🤖 AI Summary
E-commerce fraud risk management suffers from low fraud-pattern identification efficiency, excessive reliance on manual expertise, and inconsistent analytical standards. To address these challenges, this paper proposes an LLM-based intelligent risk investigation framework. Its core contributions are threefold: (1) a Reflect & Refine collaborative reasoning mechanism enabling iterative reflection and refinement over suspicious cases; (2) a domain-knowledge-base-driven dynamic adaptation architecture supporting cross-dimensional semantic understanding and knowledge transfer across heterogeneous risk types; and (3) a closed-loop data flywheel integrating expert annotations and model feedback to enable continuous model optimization within live business workflows. Evaluated on real transaction data from JD.com, the framework achieves substantial improvements: +28.6% in factual alignment rate, +32.1% in risk localization accuracy, and a 3.4× increase in case processing throughput—thereby advancing standardization and intelligence in risk control operations.
📝 Abstract
The growth of the e-commerce industry has intensified the adversarial dynamics between shadow economy actors and risk management teams.

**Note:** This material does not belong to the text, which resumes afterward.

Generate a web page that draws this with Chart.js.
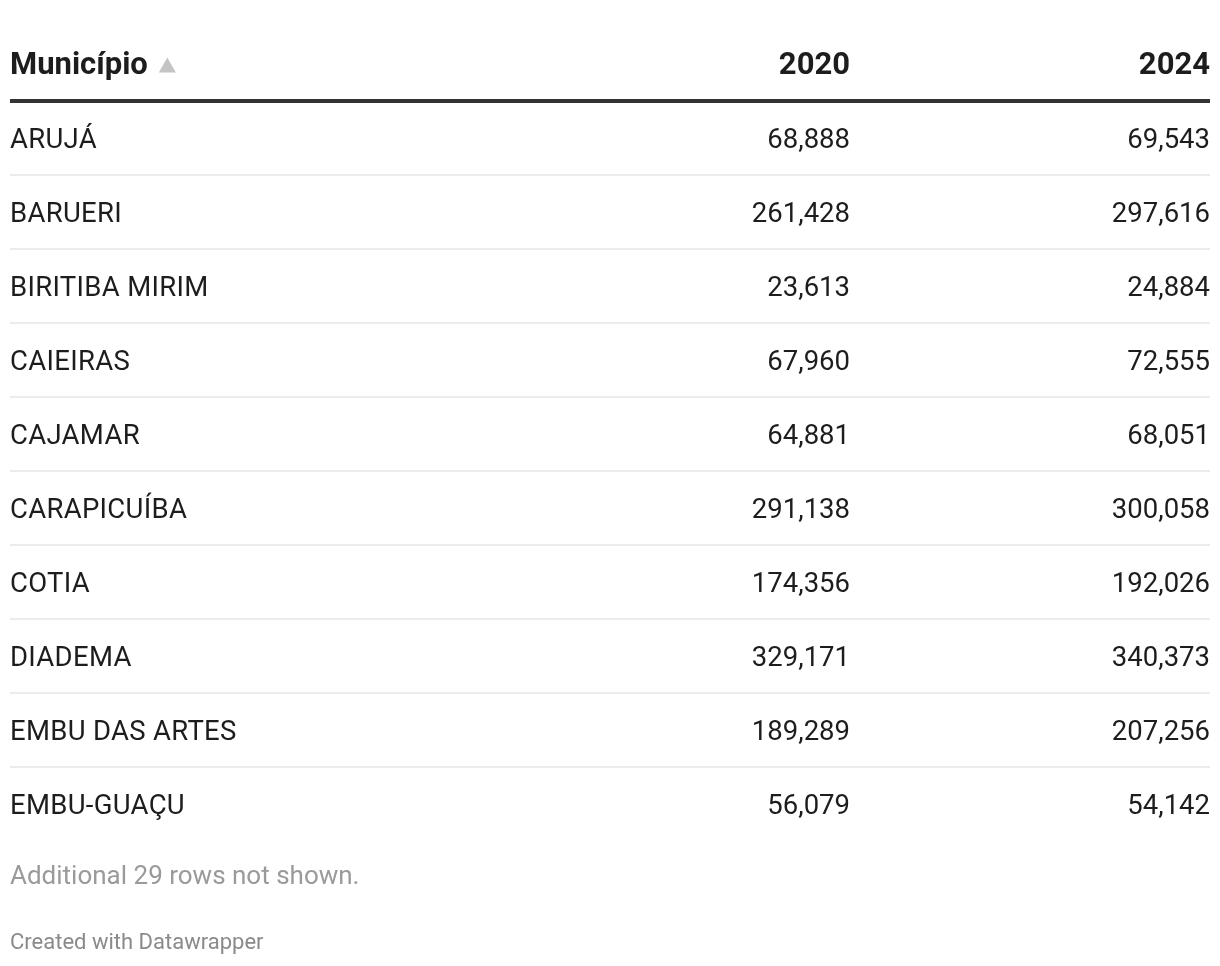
<!DOCTYPE html>
<html>
<head>
<meta charset="utf-8">
<script src="https://cdn.jsdelivr.net/npm/chart.js@4.4.1/dist/chart.umd.min.js"></script>
<style>
  html, body { margin: 0; padding: 0; background: #ffffff; }
  #wrap { width: 1220px; height: 966px; }
</style>
</head>
<body>
<div id="wrap"><canvas id="c" width="1220" height="966"></canvas></div>
<script>
const municipios = ['ARUJÁ', 'BARUERI', 'BIRITIBA MIRIM', 'CAIEIRAS', 'CAJAMAR', 'CARAPICUÍBA', 'COTIA', 'DIADEMA', 'EMBU DAS ARTES', 'EMBU-GUAÇU'];
const pop2020 = [68888, 261428, 23613, 67960, 64881, 291138, 174356, 329171, 189289, 56079];
const pop2024 = [69543, 297616, 24884, 72555, 68051, 300058, 192026, 340373, 207256, 54142];
const columnHeaders = ['Município', '2020', '2024'];
const footnote = 'Additional 29 rows not shown.';
const credit = 'Created with Datawrapper';

const FONT = 'Roboto, "Liberation Sans", sans-serif';
const colAnchor = [0, 840, 1200];          // column anchors on the x scale
const colAlign = ['left', 'right', 'right'];

function cellData(col, values) {
  return municipios.map((m, i) => ({ x: colAnchor[col], y: m, text: values ? values[i].toLocaleString('en-US') : m }));
}

const tablePlugin = {
  id: 'tableText',
  afterDatasetsDraw(chart) {
    const ctx = chart.ctx;
    const xs = chart.scales.x;
    const area = chart.chartArea;
    ctx.save();
    // body cells
    chart.data.datasets.forEach((ds, di) => {
      const meta = chart.getDatasetMeta(di);
      ctx.font = '400 27.5px ' + FONT;
      ctx.letterSpacing = di === 0 ? '0.3px' : '0px';
      ctx.fillStyle = '#1d1d1d';
      ctx.textAlign = colAlign[di];
      ctx.textBaseline = 'alphabetic';
      meta.data.forEach((pt, i) => {
        ctx.fillText(ds.data[i].text, pt.x, pt.y + 10);
      });
    });
    ctx.letterSpacing = '0px';
    // header
    const hy = area.top - 27.5;
    ctx.font = '700 31px ' + FONT;
    ctx.fillStyle = '#1d1d1d';
    columnHeaders.forEach((h, c) => {
      ctx.textAlign = colAlign[c];
      ctx.fillText(h, xs.getPixelForValue(colAnchor[c]), hy);
    });
    // sort triangle
    ctx.textAlign = 'left';
    const hw = ctx.measureText(columnHeaders[0]).width;
    const tx = xs.getPixelForValue(colAnchor[0]) + hw + 11;
    ctx.beginPath();
    ctx.moveTo(tx, hy - 1);
    ctx.lineTo(tx + 17, hy - 1);
    ctx.lineTo(tx + 8.5, hy - 16);
    ctx.closePath();
    ctx.fillStyle = '#c4c4c4';
    ctx.fill();
    // footnote & credit
    ctx.font = '400 26px ' + FONT;
    ctx.fillStyle = '#9a9a9a';
    ctx.fillText(footnote, area.left, area.bottom + 43);
    ctx.font = '400 22px ' + FONT;
    ctx.fillStyle = '#8a8a8a';
    ctx.fillText(credit, area.left, area.bottom + 108);
    ctx.restore();
  }
};

new Chart(document.getElementById('c'), {
  type: 'scatter',
  data: {
    datasets: [
      { label: columnHeaders[0], data: cellData(0, null) },
      { label: columnHeaders[1], data: cellData(1, pop2020) },
      { label: columnHeaders[2], data: cellData(2, pop2024) }
    ]
  },
  options: {
    responsive: false,
    animation: false,
    events: [],
    layout: { padding: { left: 10, right: 10, top: 101, bottom: 125 } },
    elements: { point: { radius: 0, hoverRadius: 0 } },
    plugins: { legend: { display: false }, tooltip: { enabled: false } },
    scales: {
      x: { type: 'linear', min: 0, max: 1200, display: false },
      y: {
        type: 'category',
        labels: municipios,
        offset: true,
        border: { display: false },
        ticks: { display: false },
        grid: {
          offset: true,
          drawTicks: false,
          color: (c) => c.tick === undefined ? 'rgba(0,0,0,0)' : (c.index === 0 ? '#333333' : '#ececec'),
          lineWidth: (c) => c.index === 0 ? 4 : 2
        }
      }
    }
  },
  plugins: [tablePlugin]
});
</script>
</body>
</html>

Companies often conduct risk investigations into suspicious cases to identify emerging fraud patterns, thereby enhancing both preemptive risk prevention and post-hoc governance. However, the sheer volume of case analyses imposes a substantial workload on risk management analysts, as each case requires the integration of long-term expert experience and meticulous scrutiny across multiple risk dimensions. Additionally, individual disparities among analysts hinder the establishment of uniform and high-standard workflows. To address these challenges, we propose the SHERLOCK framework, which leverages the reasoning capabilities of large language models (LLMs) to assist analysts in risk investigations. Our approach consists of three primary components: (1) extracting risk management knowledge from multi-modal data and constructing a domain knowledge base (KB), (2) building an intelligent platform guided by the data flywheel paradigm that integrates daily operations, expert annotations, and model evaluations, with iteratively fine-tuning for preference alignment, and (3) introducing a Reflect & Refine (R&R) module that collaborates with the domain KB to establish a rapid response mechanism for evolving risk patterns. Experiments conducted on the real-world transaction dataset from JD.com demonstrate that our method significantly improves the precision of both factual alignment and risk localization within the LLM analysis results. Deployment of the SHERLOCK-based LLM system on JD.com has substantially enhanced the efficiency of case investigation workflows for risk managers.